Image of cellular data

Part 2: Is There an App for This? Reviewing and Producing Mobile Data

In Part 1 of our series on mobile devices, we discussed preserving and collecting mobile device data. In this article, we turn to the types of information you can expect to encounter with mobile devices and key considerations for analyzing, reviewing and producing these types of data.

To start, you must acquire data from the mobile devices. As you begin this process, you also should start examining the data you are acquiring, in particular data about communications, custodian device activity, and device files. Once you have acquired data, you will want to determine which data to use and then export data so you can work with it more readily – reducing, analyzing, reviewing, producing, and presenting it as you would any other ESI. There are a limited but, fortunately, growing number of options for working with the exported data. They include using spreadsheet reports, loading data into review platforms and working with it there, and, to a limited extent, working with the data presented in a near-native format.

Mobile device data you can acquirecellebrite screenshot

Mobile device content can be acquired using a variety of tools such as Cellebrite, Oxygen Forensics, and BlackBag. U such tools, you have access to a broad array of types of information, as indicated in the Cellebrite screenshot in Figure 1. These can be grouped into three broad categories of commonly used information types – remembering that there are many other types available as well.

The first category of information types is communication data. This category includes chat messages, instant messages, SMS/MMS messages, call logs, and voicemails. It contains the most commonly reviewed and produced mobile device data.

The second category is custodian device activity. It comprises such information as calendar entries, device logs, web histories, user accounts, and contacts.

The last category is device files. These are files that are physically stored on the device, such as stored media files and downloaded attachments.

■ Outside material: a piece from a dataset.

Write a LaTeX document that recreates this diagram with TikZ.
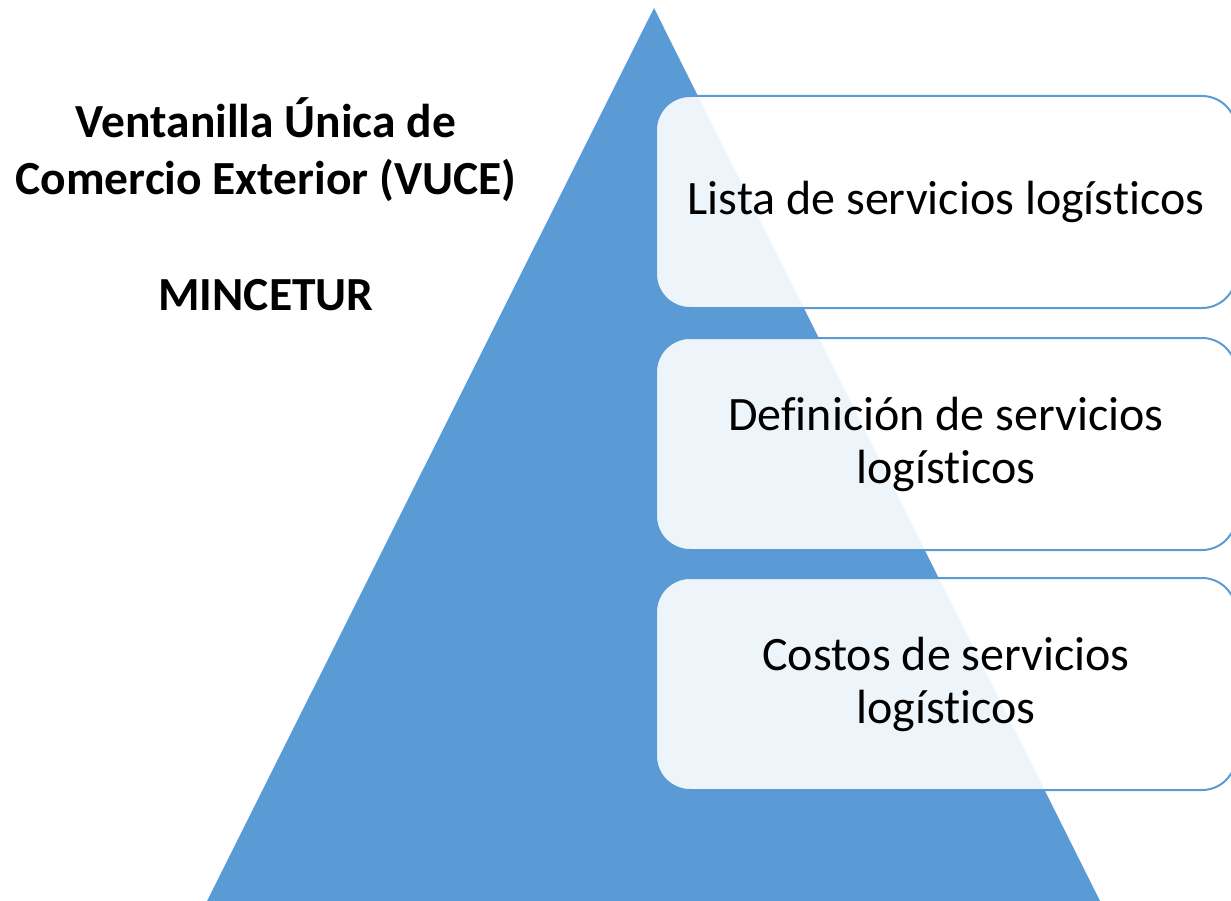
\documentclass[tikz,border=0pt]{standalone}
\usepackage{fontspec}
\setmainfont{Carlito}[Ligatures={NoCommon,NoRequired,NoContextual}]
\definecolor{pyrblue}{HTML}{5B9BD5}

\begin{document}
\begin{tikzpicture}[x=1pt, y=-1pt,
        level/.style={draw=pyrblue, line width=2pt, fill=white, fill opacity=.9, text opacity=1,
            rounded corners=34pt, minimum width=580pt, minimum height=212pt, inner sep=0pt,
            align=center, font=\fontsize{48}{53}\selectfont},
        heading/.style={align=center, inner sep=0pt, font=\fontsize{47.5}{57}\selectfont\bfseries}]
            \useasboundingbox (0,0) rectangle (1231,901);
            \coordinate (apex) at (654,8);
            \coordinate (baseleft) at (207,901);
            \coordinate (baseright) at (1100,901);
            \fill[pyrblue] (apex) -- (baseright) -- (baseleft) -- cycle;
            \node[level] (lista) at (946,202) {Lista de servicios logísticos};
            \node[level] (definicion) at (946,444) {Definición de servicios\\logísticos};
            \node[level] (costos) at (946,684) {Costos de servicios\\logísticos};
            \node[heading, anchor=base] (vuce) at (266,195) {Ventanilla Única de\\Comercio Exterior (VUCE)};
            \node[heading, anchor=base] (mincetur) at (266,310) {MINCETUR};
        \end{tikzpicture}
\end{document}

Determining which data to use

Determining which mobile device data you want to work with is an exercise you may have to go through anew for each matter and each device.

The wide range of data available from mobile devices requires that you carefully select which types you intend to consider. It also means you should be mindful about how you intend to analyze, review, produce, and present that content.

The nature of your matter might be such that you select only a subset of this information for review; location content, for example, might be the only data that you care about. If, however, you need to examine the full array of communications available from or through a mobile device, then you will need to be prepared to look at content from all applications on that device and develop a process for assessing each application’s data. Chances are, your needs will fall somewhere between these two extremes.

Exporting mobile device data for analysis and review

Having determined which mobile device data you want to focus on, you need to export that data to work with it further. Several common export formats are used for exporting mobile device data. The two most common formats are report-style spreadsheets and SQLite databases. Both provide virtually the same information. How they present the information, and what they let you do with it, differs.

Spreadsheet reports provide more immediate access to data from individual records, such as chat messages, call logs, and text messages. SQLite databases offer greater power but require knowledge of database structure and SQLite tools that enable the reviewer to query and review the data. Right now, report-style spreadsheets are in vogue, as many find them both easier to use and more flexible.

Analyzing and reviewing mobile device data

Once you have figured out which mobile data you want to review and analyze, the question quickly arises – how do you do this?

A variety of approaches can be used to review and produce mobile data. The workflows and solutions we describe here are general observations of current industry practices. The techniques you choose to employ in one case may not fit the needs of another, so you always should be ready to consult a technology professional about the best options for a particular matter if you find yourself in unfamiliar territory.

Some mobile device data review challenges

Mobile device data present challenges that are important to understand before you start digging into the data to analyze and review it.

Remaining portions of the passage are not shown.